>>>

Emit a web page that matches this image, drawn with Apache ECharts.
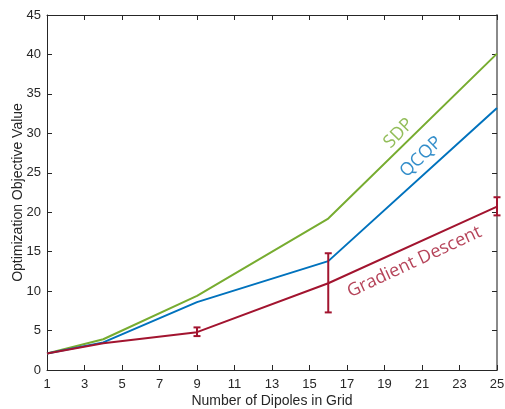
<!DOCTYPE html>
<html>
<head>
<meta charset="utf-8">
<script src="https://cdn.jsdelivr.net/npm/echarts@6/dist/echarts.min.js"></script>
<style>
  html, body { margin: 0; padding: 0; background: #fff; }
  #chart { width: 505px; height: 409px; }
</style>
</head>
<body>
<div id="chart"></div>
<script>
// grid sizes (number of dipoles)
var gridSizes = [1, 4, 9, 16, 25];
var sdpValues = [2.1, 3.9, 9.4, 19.2, 40.1];
var qcqpValues = [2.1, 3.5, 8.6, 13.8, 33.2];
var gdValues = [2.1, 3.4, 4.8, 11.0, 20.7];
// error bars for gradient descent
var gdErrLow = [null, null, 4.3, 7.3, 19.6];
var gdErrHigh = [null, null, 5.4, 14.8, 21.9];
var xTicks = [1, 3, 5, 7, 9, 11, 13, 15, 17, 19, 21, 23, 25];

var SDP_COLOR = "#77ac30";
var QCQP_COLOR = "#0072bd";
var GD_COLOR = "#a2142f";
var AXIS_COLOR = "#262626";

function pairs(vals) {
    return gridSizes.map(function (x, i) { return [x, vals[i]]; });
}

var errData = [];
gridSizes.forEach(function (x, i) {
    if (gdErrLow[i] != null) errData.push([x, gdErrLow[i], gdErrHigh[i]]);
});

var chart = echarts.init(document.getElementById("chart"));

var option = {
    animation: false,
    textStyle: { fontFamily: "Liberation Sans" },
    grid: { left: 47, right: 8, top: 15, bottom: 39, outerBoundsMode: "none", containLabel: false },
    xAxis: [
        {
            type: "value",
            min: 1,
            max: 25,
            name: "Number of Dipoles in Grid",
            nameLocation: "middle",
            nameGap: 24,
            nameMoveOverlap: false,
            nameTextStyle: { color: AXIS_COLOR, fontSize: 14, verticalAlign: "top" },
            axisLine: { show: true, onZero: false, lineStyle: { color: AXIS_COLOR, width: 1 } },
            axisTick: { show: true, inside: true, length: 5, customValues: xTicks, lineStyle: { color: AXIS_COLOR } },
            axisLabel: { customValues: xTicks, color: AXIS_COLOR, fontSize: 13, margin: 8 },
            splitLine: { show: false },
        },
        {
            type: "value",
            position: "top",
            min: 1,
            max: 25,
            axisLine: { show: true, onZero: false, lineStyle: { color: AXIS_COLOR, width: 1 } },
            axisTick: { show: true, inside: true, length: 5, customValues: xTicks, lineStyle: { color: AXIS_COLOR } },
            axisLabel: { show: false, customValues: xTicks },
            splitLine: { show: false },
        },
    ],
    yAxis: [
        {
            type: "value",
            min: 0,
            max: 45,
            interval: 5,
            name: "Optimization Objective Value",
            nameLocation: "middle",
            nameGap: 22,
            nameMoveOverlap: false,
            nameTextStyle: { color: AXIS_COLOR, fontSize: 14 },
            axisLine: { show: true, onZero: false, lineStyle: { color: AXIS_COLOR, width: 1 } },
            axisTick: { show: true, inside: true, length: 5, lineStyle: { color: AXIS_COLOR } },
            axisLabel: { color: AXIS_COLOR, fontSize: 13, margin: 6 },
            splitLine: { show: false },
        },
        {
            type: "value",
            position: "right",
            min: 0,
            max: 45,
            interval: 5,
            axisLine: { show: true, onZero: false, lineStyle: { color: "#8a8a8a", width: 2 } },
            axisTick: { show: true, inside: true, length: 5, lineStyle: { color: AXIS_COLOR } },
            axisLabel: { show: false },
            splitLine: { show: false },
        },
    ],
    series: [
        {
            name: "SDP",
            type: "line",
            data: pairs(sdpValues),
            symbol: "none",
            lineStyle: { color: SDP_COLOR, width: 2 },
            z: 2,
        },
        {
            name: "QCQP",
            type: "line",
            data: pairs(qcqpValues),
            symbol: "none",
            lineStyle: { color: QCQP_COLOR, width: 2 },
            z: 3,
        },
        {
            name: "Gradient Descent",
            type: "line",
            data: pairs(gdValues),
            symbol: "none",
            lineStyle: { color: GD_COLOR, width: 2 },
            z: 4,
        },
        {
            // error bars
            type: "custom",
            data: errData,
            z: 5,
            renderItem: function (params, api) {
                var x = api.value(0);
                var lo = api.coord([x, api.value(1)]);
                var hi = api.coord([x, api.value(2)]);
                var w = 3.5;
                var style = { stroke: GD_COLOR, lineWidth: 2 };
                return {
                    type: "group",
                    children: [
                        { type: "line", shape: { x1: lo[0], y1: lo[1], x2: hi[0], y2: hi[1] }, style: style },
                        { type: "line", shape: { x1: lo[0] - w, y1: lo[1], x2: lo[0] + w, y2: lo[1] }, style: style },
                        { type: "line", shape: { x1: hi[0] - w, y1: hi[1], x2: hi[0] + w, y2: hi[1] }, style: style },
                    ],
                };
            },
        },
        {
            // line annotations
            type: "scatter",
            symbolSize: 0,
            z: 6,
            data: [
                { value: [19.75, 30.0], label: { formatter: "SDP", color: SDP_COLOR, rotate: 46 } },
                { value: [20.95, 27.0], label: { formatter: "QCQP", color: QCQP_COLOR, rotate: 44 } },
                { value: [20.6, 13.7], label: { formatter: "Gradient Descent", color: GD_COLOR, rotate: 25 } },
            ],
            label: {
                show: true,
                position: "inside",
                fontFamily: "Open Sans",
                fontSize: 18,
            },
        },
    ],
};

chart.setOption(option);
</script>
</body>
</html>
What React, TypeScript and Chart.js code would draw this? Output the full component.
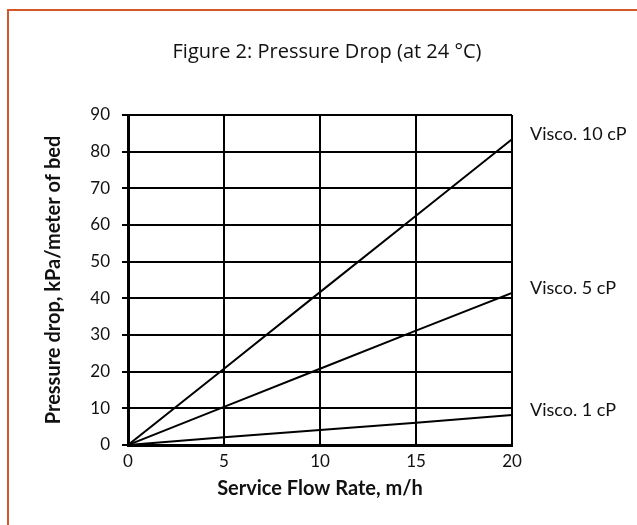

<<<

> PROBLEM REQUIREMENTS: Please write out all of the material above without changing a word, and omit any pictures.

> ANSWER TO THIS PROBLEM:
Emit a web page that matches this image, drawn with Apache ECharts.
<!DOCTYPE html>
<html>
<head>
<meta charset="utf-8">
<script src="https://cdn.jsdelivr.net/npm/echarts@6/dist/echarts.min.js"></script>
<style>
  html, body { margin: 0; padding: 0; background: #fff; }
  #chart { width: 505px; height: 409px; }
</style>
</head>
<body>
<div id="chart"></div>
<script>
// grid sizes (number of dipoles)
var gridSizes = [1, 4, 9, 16, 25];
var sdpValues = [2.1, 3.9, 9.4, 19.2, 40.1];
var qcqpValues = [2.1, 3.5, 8.6, 13.8, 33.2];
var gdValues = [2.1, 3.4, 4.8, 11.0, 20.7];
// error bars for gradient descent
var gdErrLow = [null, null, 4.3, 7.3, 19.6];
var gdErrHigh = [null, null, 5.4, 14.8, 21.9];
var xTicks = [1, 3, 5, 7, 9, 11, 13, 15, 17, 19, 21, 23, 25];

var SDP_COLOR = "#77ac30";
var QCQP_COLOR = "#0072bd";
var GD_COLOR = "#a2142f";
var AXIS_COLOR = "#262626";

function pairs(vals) {
    return gridSizes.map(function (x, i) { return [x, vals[i]]; });
}

var errData = [];
gridSizes.forEach(function (x, i) {
    if (gdErrLow[i] != null) errData.push([x, gdErrLow[i], gdErrHigh[i]]);
});

var chart = echarts.init(document.getElementById("chart"));

var option = {
    animation: false,
    textStyle: { fontFamily: "Liberation Sans" },
    grid: { left: 47, right: 8, top: 15, bottom: 39, outerBoundsMode: "none", containLabel: false },
    xAxis: [
        {
            type: "value",
            min: 1,
            max: 25,
            name: "Number of Dipoles in Grid",
            nameLocation: "middle",
            nameGap: 24,
            nameMoveOverlap: false,
            nameTextStyle: { color: AXIS_COLOR, fontSize: 14, verticalAlign: "top" },
            axisLine: { show: true, onZero: false, lineStyle: { color: AXIS_COLOR, width: 1 } },
            axisTick: { show: true, inside: true, length: 5, customValues: xTicks, lineStyle: { color: AXIS_COLOR } },
            axisLabel: { customValues: xTicks, color: AXIS_COLOR, fontSize: 13, margin: 8 },
            splitLine: { show: false },
        },
        {
            type: "value",
            position: "top",
            min: 1,
            max: 25,
            axisLine: { show: true, onZero: false, lineStyle: { color: AXIS_COLOR, width: 1 } },
            axisTick: { show: true, inside: true, length: 5, customValues: xTicks, lineStyle: { color: AXIS_COLOR } },
            axisLabel: { show: false, customValues: xTicks },
            splitLine: { show: false },
        },
    ],
    yAxis: [
        {
            type: "value",
            min: 0,
            max: 45,
            interval: 5,
            name: "Optimization Objective Value",
            nameLocation: "middle",
            nameGap: 22,
            nameMoveOverlap: false,
            nameTextStyle: { color: AXIS_COLOR, fontSize: 14 },
            axisLine: { show: true, onZero: false, lineStyle: { color: AXIS_COLOR, width: 1 } },
            axisTick: { show: true, inside: true, length: 5, lineStyle: { color: AXIS_COLOR } },
            axisLabel: { color: AXIS_COLOR, fontSize: 13, margin: 6 },
            splitLine: { show: false },
        },
        {
            type: "value",
            position: "right",
            min: 0,
            max: 45,
            interval: 5,
            axisLine: { show: true, onZero: false, lineStyle: { color: "#8a8a8a", width: 2 } },
            axisTick: { show: true, inside: true, length: 5, lineStyle: { color: AXIS_COLOR } },
            axisLabel: { show: false },
            splitLine: { show: false },
        },
    ],
    series: [
        {
            name: "SDP",
            type: "line",
            data: pairs(sdpValues),
            symbol: "none",
            lineStyle: { color: SDP_COLOR, width: 2 },
            z: 2,
        },
        {
            name: "QCQP",
            type: "line",
            data: pairs(qcqpValues),
            symbol: "none",
            lineStyle: { color: QCQP_COLOR, width: 2 },
            z: 3,
        },
        {
            name: "Gradient Descent",
            type: "line",
            data: pairs(gdValues),
            symbol: "none",
            lineStyle: { color: GD_COLOR, width: 2 },
            z: 4,
        },
        {
            // error bars
            type: "custom",
            data: errData,
            z: 5,
            renderItem: function (params, api) {
                var x = api.value(0);
                var lo = api.coord([x, api.value(1)]);
                var hi = api.coord([x, api.value(2)]);
                var w = 3.5;
                var style = { stroke: GD_COLOR, lineWidth: 2 };
                return {
                    type: "group",
                    children: [
                        { type: "line", shape: { x1: lo[0], y1: lo[1], x2: hi[0], y2: hi[1] }, style: style },
                        { type: "line", shape: { x1: lo[0] - w, y1: lo[1], x2: lo[0] + w, y2: lo[1] }, style: style },
                        { type: "line", shape: { x1: hi[0] - w, y1: hi[1], x2: hi[0] + w, y2: hi[1] }, style: style },
                    ],
                };
            },
        },
        {
            // line annotations
            type: "scatter",
            symbolSize: 0,
            z: 6,
            data: [
                { value: [19.75, 30.0], label: { formatter: "SDP", color: SDP_COLOR, rotate: 46 } },
                { value: [20.95, 27.0], label: { formatter: "QCQP", color: QCQP_COLOR, rotate: 44 } },
                { value: [20.6, 13.7], label: { formatter: "Gradient Descent", color: GD_COLOR, rotate: 25 } },
            ],
            label: {
                show: true,
                position: "inside",
                fontFamily: "Open Sans",
                fontSize: 18,
            },
        },
    ],
};

chart.setOption(option);
</script>
</body>
</html>
What React, TypeScript and Chart.js code would draw this? Output the full component.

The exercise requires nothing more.